Our galactic home, the Milky Way, will eventually meet its demise in one of two ways, Vilenkin said in an interview with the Stanford Report. Most likely is the collision of the Milky Way with the Andromeda galaxy, due to happen in a few billion years. But it is also possible that before then our own bubble universe will collide with another bubble.
If that collision occurs in our neighborhood, we'll never see it coming, Vilenkin said. It would be a very sudden, catastrophic ending. On the other hand, a bubble collision in the far reaches of our universe might do us no harm. We may even spot one of these bubble universes colliding with ours in the cosmic distance. But, as Vilenkin says, "It wouldn't look like much."
Such a collision would appear as a slight ripple in the otherwise extremely uniform cosmic radiation background. "It would look like a hot or cold spot in this background," he said. "There would be a little round spot where the density of radiation would be a little dimmer than elsewhere." Observers have already spotted an unexpected cold spot, he noted, "So, who knows—it could be the signature of a collision."
As cosmologists push on into the earliest micromoments of the Big Bang, the question inevitably arises, "What existed before the Big Bang?" The answer usually is "nothing," since there was neither space nor time before the beginning.
But Vilenkin has a more nuanced answer. If the laws of nature dictate how the universe could spontaneously pop out of nothingness, and if there is an elegant mathematical description of those laws, then perhaps the laws and the equations existed before the creation itself.
It's scientists' revision of an old question: "Where was God before God created the universe?"
Vilenkin's lecture, "Many Worlds in One," is scheduled for 8 p.m.
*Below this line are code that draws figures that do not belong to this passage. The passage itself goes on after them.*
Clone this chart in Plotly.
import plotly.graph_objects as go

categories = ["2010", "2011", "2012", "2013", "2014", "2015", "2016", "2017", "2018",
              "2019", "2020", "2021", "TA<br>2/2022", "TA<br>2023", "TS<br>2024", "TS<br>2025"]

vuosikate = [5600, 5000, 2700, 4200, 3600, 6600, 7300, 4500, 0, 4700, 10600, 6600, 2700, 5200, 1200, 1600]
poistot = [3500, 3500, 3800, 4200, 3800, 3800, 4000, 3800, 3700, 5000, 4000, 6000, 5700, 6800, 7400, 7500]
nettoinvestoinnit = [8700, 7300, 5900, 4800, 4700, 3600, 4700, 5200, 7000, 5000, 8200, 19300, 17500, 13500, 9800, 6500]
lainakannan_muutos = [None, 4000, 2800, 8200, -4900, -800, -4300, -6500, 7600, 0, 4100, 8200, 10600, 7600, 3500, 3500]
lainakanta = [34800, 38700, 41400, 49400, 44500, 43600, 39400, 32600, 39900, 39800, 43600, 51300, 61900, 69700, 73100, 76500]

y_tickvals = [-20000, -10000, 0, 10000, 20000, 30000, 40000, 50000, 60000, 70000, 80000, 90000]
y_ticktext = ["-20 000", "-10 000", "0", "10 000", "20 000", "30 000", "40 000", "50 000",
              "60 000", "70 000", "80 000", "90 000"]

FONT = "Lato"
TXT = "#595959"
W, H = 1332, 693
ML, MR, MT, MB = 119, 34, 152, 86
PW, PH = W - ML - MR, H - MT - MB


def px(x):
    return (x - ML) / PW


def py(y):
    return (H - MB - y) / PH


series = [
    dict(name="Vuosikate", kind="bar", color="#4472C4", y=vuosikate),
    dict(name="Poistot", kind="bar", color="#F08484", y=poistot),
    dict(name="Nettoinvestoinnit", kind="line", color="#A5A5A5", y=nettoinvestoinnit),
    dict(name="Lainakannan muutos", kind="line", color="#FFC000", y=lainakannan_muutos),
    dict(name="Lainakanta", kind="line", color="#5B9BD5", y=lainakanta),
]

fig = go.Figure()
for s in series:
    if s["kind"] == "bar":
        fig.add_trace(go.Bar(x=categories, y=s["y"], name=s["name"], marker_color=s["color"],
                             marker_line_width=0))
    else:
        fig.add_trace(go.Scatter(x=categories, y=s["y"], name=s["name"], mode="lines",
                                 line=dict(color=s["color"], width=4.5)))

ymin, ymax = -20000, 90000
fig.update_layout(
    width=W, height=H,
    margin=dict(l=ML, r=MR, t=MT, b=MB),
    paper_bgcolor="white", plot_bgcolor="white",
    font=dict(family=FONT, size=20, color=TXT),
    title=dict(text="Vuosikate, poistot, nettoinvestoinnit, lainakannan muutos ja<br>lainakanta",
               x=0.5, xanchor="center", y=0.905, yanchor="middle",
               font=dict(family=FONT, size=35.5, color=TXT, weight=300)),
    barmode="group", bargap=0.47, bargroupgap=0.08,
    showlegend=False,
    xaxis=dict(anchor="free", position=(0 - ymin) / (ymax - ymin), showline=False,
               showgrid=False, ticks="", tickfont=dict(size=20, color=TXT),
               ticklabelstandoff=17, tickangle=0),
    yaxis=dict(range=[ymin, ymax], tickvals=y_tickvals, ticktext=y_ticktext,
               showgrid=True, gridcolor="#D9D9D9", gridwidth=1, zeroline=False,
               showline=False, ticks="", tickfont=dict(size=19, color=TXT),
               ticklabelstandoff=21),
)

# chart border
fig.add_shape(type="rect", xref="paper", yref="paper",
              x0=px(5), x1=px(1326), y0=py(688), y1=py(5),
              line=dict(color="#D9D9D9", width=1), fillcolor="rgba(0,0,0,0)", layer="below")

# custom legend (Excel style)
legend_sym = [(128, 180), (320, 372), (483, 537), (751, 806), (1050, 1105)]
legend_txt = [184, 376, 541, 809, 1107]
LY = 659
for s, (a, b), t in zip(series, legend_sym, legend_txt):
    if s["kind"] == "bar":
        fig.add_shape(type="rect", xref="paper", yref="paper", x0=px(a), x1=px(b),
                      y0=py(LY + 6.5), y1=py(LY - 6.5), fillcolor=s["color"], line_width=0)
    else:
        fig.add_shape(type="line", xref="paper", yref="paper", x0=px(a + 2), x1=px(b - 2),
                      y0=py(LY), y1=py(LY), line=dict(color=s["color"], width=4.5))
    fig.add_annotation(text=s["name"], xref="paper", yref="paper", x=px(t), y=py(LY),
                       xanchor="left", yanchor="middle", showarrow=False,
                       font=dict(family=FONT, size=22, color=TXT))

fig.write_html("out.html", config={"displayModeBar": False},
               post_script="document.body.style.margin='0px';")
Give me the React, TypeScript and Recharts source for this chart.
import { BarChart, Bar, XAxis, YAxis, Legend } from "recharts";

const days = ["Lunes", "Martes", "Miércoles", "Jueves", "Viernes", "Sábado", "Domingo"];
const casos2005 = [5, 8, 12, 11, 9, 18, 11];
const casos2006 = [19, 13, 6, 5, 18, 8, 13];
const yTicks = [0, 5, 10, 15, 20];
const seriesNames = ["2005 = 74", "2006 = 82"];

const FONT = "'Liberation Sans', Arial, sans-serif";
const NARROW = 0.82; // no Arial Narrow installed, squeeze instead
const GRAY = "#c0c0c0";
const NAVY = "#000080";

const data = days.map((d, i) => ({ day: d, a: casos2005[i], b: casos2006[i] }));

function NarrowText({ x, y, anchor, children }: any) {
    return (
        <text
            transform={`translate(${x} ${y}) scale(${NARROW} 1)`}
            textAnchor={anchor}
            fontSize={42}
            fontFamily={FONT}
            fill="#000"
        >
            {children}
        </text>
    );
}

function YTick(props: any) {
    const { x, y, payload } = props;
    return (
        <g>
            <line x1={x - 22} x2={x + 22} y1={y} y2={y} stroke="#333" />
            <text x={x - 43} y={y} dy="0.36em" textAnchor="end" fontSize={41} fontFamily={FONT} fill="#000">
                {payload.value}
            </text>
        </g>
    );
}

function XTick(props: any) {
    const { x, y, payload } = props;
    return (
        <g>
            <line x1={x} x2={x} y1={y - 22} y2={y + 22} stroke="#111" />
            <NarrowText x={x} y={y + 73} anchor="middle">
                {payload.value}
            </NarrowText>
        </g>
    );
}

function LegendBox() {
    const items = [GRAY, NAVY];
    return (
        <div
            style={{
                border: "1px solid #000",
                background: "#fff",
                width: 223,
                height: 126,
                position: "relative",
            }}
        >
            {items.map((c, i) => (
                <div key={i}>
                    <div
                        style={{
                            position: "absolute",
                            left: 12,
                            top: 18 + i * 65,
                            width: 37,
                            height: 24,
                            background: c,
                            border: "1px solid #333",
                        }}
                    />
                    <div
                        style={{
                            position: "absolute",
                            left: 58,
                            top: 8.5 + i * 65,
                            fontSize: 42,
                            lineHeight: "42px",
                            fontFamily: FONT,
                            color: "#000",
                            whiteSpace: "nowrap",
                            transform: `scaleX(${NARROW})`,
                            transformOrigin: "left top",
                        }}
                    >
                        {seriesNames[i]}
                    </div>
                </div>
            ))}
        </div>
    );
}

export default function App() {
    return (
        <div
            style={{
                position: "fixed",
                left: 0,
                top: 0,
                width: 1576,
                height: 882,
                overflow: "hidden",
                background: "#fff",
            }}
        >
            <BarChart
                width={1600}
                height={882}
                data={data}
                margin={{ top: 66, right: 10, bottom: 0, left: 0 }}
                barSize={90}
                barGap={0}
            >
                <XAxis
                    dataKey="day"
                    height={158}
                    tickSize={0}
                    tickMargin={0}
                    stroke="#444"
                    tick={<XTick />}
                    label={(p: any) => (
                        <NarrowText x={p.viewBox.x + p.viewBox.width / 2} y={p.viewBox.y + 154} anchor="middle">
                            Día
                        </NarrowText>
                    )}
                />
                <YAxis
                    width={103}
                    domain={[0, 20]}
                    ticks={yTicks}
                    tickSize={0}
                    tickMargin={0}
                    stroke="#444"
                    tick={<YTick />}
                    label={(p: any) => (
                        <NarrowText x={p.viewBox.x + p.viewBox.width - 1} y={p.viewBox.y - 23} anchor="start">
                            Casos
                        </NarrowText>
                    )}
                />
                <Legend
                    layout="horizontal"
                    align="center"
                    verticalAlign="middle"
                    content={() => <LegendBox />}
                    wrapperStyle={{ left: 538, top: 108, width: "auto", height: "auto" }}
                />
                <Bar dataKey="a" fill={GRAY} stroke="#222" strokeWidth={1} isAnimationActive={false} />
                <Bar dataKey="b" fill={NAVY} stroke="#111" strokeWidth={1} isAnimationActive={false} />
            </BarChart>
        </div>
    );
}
Monday, April 6, at the Hewlett Teaching Center, 370 Serra Mall, Room 200. It is free and open the public. He also will speak at a more technical colloquium, "Measures of the Multiverse," at 4:15 p.m. Tuesday, April 7, in Room 201 of the teaching center.
The Hofstadter Lecture commemorates the late Nobel Prize-winning physicist Robert Hofstadter, who was a member of the Stanford faculty from 1950 until his death in 1990.